Photo: Matt Forsythe

It's as if the Lake Stage's full-day incense smoulder was only in anticipation of its Saturday night closer. After some pre-show hugs, Golden Feather launched right into a jammy southern rock flirtation with funk. It was all on the nose — eccentric garb, short solos introducing each of their six members, and an unwavering, immensely tight groove — lending more than just saxophone to their jazz-fusion touch.

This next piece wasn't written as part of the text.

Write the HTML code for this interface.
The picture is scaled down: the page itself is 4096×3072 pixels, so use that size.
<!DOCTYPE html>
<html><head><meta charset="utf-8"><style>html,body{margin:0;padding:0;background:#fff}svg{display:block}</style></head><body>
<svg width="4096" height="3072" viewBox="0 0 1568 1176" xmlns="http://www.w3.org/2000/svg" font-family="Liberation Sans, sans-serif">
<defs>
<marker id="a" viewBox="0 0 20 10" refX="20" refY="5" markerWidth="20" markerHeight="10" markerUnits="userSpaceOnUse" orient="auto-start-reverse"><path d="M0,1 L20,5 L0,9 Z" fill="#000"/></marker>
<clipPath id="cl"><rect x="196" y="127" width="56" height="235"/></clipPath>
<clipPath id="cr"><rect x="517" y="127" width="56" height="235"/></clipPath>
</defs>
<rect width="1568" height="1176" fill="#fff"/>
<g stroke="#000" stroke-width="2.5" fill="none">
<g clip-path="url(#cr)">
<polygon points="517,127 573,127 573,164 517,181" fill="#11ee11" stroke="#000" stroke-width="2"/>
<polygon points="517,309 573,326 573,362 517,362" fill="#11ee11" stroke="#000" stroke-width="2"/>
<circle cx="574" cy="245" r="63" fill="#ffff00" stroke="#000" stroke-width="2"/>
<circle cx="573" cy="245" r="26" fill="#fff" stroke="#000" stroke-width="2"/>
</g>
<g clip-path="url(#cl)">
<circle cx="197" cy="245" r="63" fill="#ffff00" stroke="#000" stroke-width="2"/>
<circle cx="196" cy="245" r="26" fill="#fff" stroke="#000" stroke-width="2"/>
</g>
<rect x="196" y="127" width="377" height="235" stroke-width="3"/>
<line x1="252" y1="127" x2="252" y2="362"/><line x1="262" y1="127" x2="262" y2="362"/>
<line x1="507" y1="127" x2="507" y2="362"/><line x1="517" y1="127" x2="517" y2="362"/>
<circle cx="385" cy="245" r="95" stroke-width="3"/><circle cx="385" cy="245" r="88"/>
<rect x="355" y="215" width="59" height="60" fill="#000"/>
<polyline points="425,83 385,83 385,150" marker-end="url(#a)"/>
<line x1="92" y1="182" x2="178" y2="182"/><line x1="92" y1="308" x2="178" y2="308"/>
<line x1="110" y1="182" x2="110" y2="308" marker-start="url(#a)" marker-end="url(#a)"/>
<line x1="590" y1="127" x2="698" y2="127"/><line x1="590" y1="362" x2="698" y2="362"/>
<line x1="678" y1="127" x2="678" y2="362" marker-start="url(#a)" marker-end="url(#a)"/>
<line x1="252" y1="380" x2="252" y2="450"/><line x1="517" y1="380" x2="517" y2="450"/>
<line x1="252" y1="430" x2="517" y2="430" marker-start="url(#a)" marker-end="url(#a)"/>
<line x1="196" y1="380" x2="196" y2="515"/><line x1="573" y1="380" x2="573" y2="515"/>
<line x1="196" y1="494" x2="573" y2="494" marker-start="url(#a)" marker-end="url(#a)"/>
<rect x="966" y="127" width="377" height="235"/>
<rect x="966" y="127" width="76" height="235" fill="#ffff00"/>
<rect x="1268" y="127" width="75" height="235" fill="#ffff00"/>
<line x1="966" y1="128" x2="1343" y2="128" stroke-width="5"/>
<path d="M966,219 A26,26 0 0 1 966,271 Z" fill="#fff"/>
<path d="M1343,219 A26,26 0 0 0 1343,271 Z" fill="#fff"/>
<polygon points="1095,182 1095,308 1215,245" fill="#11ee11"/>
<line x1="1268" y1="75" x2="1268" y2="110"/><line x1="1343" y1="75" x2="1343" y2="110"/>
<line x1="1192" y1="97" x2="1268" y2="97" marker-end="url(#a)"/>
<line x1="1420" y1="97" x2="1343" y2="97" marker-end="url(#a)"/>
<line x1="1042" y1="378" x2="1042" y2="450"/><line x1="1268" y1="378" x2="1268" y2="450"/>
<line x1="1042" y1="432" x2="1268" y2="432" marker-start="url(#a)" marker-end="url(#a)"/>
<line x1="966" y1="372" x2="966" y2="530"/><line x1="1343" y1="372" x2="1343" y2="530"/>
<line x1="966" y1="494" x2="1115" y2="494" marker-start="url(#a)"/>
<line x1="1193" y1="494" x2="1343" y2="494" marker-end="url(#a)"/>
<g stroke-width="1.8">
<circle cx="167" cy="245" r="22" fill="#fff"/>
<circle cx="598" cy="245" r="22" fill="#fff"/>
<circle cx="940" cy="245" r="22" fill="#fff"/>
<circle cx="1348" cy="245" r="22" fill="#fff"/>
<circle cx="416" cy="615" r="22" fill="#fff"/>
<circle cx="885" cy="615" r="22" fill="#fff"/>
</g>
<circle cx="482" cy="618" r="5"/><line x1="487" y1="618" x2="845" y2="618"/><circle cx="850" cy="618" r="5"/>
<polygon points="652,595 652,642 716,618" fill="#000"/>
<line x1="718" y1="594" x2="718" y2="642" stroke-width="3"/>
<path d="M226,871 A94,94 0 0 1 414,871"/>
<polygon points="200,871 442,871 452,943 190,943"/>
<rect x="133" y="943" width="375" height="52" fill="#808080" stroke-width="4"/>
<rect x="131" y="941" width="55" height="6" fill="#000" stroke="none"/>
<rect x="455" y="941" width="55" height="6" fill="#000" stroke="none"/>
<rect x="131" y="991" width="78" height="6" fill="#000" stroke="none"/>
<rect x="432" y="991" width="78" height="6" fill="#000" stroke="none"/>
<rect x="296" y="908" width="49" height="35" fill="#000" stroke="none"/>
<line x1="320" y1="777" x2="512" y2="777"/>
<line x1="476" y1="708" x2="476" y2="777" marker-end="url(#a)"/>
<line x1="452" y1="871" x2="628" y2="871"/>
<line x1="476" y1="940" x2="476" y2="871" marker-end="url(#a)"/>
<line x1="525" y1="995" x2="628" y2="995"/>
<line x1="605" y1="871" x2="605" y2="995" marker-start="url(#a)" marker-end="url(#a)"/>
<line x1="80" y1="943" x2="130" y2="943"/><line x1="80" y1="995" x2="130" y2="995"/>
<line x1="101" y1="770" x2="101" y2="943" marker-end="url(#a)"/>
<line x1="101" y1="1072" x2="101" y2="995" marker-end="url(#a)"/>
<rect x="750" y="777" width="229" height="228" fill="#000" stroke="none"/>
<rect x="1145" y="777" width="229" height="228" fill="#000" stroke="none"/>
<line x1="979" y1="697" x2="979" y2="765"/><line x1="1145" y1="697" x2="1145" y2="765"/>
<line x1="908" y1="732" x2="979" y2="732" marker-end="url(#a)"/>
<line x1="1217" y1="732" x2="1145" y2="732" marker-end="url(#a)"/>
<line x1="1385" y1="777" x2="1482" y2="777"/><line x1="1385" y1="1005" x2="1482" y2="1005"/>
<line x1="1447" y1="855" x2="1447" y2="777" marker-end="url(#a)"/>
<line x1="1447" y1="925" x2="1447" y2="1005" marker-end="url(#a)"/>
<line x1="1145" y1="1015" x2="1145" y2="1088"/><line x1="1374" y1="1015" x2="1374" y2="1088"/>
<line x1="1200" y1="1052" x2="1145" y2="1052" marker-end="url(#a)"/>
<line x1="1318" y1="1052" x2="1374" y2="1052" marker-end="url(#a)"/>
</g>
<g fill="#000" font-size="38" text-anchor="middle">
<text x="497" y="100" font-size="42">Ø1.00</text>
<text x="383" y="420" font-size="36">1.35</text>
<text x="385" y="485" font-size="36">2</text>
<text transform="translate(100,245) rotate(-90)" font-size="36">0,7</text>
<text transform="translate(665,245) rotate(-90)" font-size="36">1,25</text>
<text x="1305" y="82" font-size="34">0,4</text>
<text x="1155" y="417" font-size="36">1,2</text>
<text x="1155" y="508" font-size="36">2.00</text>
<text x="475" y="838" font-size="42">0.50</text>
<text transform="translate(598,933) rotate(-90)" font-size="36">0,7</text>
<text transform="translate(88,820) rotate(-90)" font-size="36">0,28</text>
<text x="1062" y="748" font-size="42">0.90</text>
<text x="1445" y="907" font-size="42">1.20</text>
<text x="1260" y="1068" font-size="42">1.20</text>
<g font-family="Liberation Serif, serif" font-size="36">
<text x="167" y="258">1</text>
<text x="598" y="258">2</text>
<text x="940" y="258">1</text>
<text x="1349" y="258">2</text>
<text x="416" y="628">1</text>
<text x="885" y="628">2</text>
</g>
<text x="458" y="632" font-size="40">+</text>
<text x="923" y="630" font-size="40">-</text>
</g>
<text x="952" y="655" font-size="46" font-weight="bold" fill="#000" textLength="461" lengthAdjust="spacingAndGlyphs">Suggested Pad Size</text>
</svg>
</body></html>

The Hamilton act's danceability transcended their calling back, levelling them up past pastiche. My friend's dad remarked, "All the dads are loving this," to which another dad countered, "Absolutely!" To be clear, it's a high compliment to have such reach — and a tent full of swaying suggested as much.

Luna Li

Photo: Matt Forsythe

Closing the night out with a lush set of jammy dream pop, Luna Li and her band remained stoic through sound issues, with the bandleader switching between guitar and violin gracefully. The heat from the day before had fully subsided, and the brimming Island Stage audience and their spirited swaying subsequently warmed the late-night performance. The artist born Hannah Bussiere Kim played through Duality cuts like last year's "Cherry Pit," as well as extended jams from her various EPs. An alien-esque figure in her own right, Kim's overhead was dappled with an orange glow and an inflatable green, glowing UFO, whose delicate shell was protected by a nurtured, charmed crowd.

July 30

Balaklava Blues

Photo: Atsuko Kobasigawa

Formed by Mark and Marichka Marczyk and Os Kar of Toronto's Lemon Bucket Orkestra, "folk noir" trio Balaklava Blues' blend of Ukrainian traditional music, EDM and trap is best summarized by Hillside's own description: "Think Dakha Brakha remixed by A Tribe Called Red and then played live by Thom Yorke fronting Portishead." With each sat upon their own kick drum (Mark using his hand-adorned violin as a makeshift drumstick on a couple occasions), donning matching jackets and — you guessed it — balaclavas, the band ripped through their allotted 45 minutes on Sunday afternoon, bringing the audience to their feet within the first few seconds of their opening song. An impassioned speech about ways to support war-torn Ukraine amid the ongoing Russian conflict toward the end of the set reminded the crowd that Hillside is as much a music festival as it is a vessel for activism. 

Ibeyi

Photo: Atsuko Kobasigawa

A somewhat sleepy and content Sunday evening crowd was more than ready to be lifted up by Ibeyi's sharp and bubbly call-to-action pop, becoming noticeably more engaged as the French sister duo swung their hair and pounded their drums. The duo — twins Lisa-Kaindé Diaz and Naomi Diaz — drew in the crowd with a giddy ease, a beacon of light as dark clouds rolled over the main stage's living roof. Luckily, the rain never broke, though you got the sense the crowd would have stuck around anyway; "You're so good!" Naomi beamed as the audience sang along to the stuttering "Exhibit Diaz," prompting the sisters to lead the crowd in an extended sing-along outro. The feeling was clearly mutual. 

Begonia

Photo: Matt Forsythe

"We played here four or five years ago but this is our first time on the main stage, so that's cooooool," Begonia sang in a goofy operatic voice as she warmed up the crowd before her glittery, rambunctious Sunday night set. Her voice, as elastic and impressive as always, lit up the steadily darkening air as she and her band swung through songs like "Cold Night" and "Married by Elvis" with a breezy lightness. However, it was her sombre, beautiful performance of "Butterfly," (which was preceded by a rambling meditation on the Church, bisexuality, Coldplay and shame that was never anything less than entertaining) that truly shaped the show — and, I kid you not, a butterfly flew over the bustling crowd just before the track began. Sometimes magic is in the little things.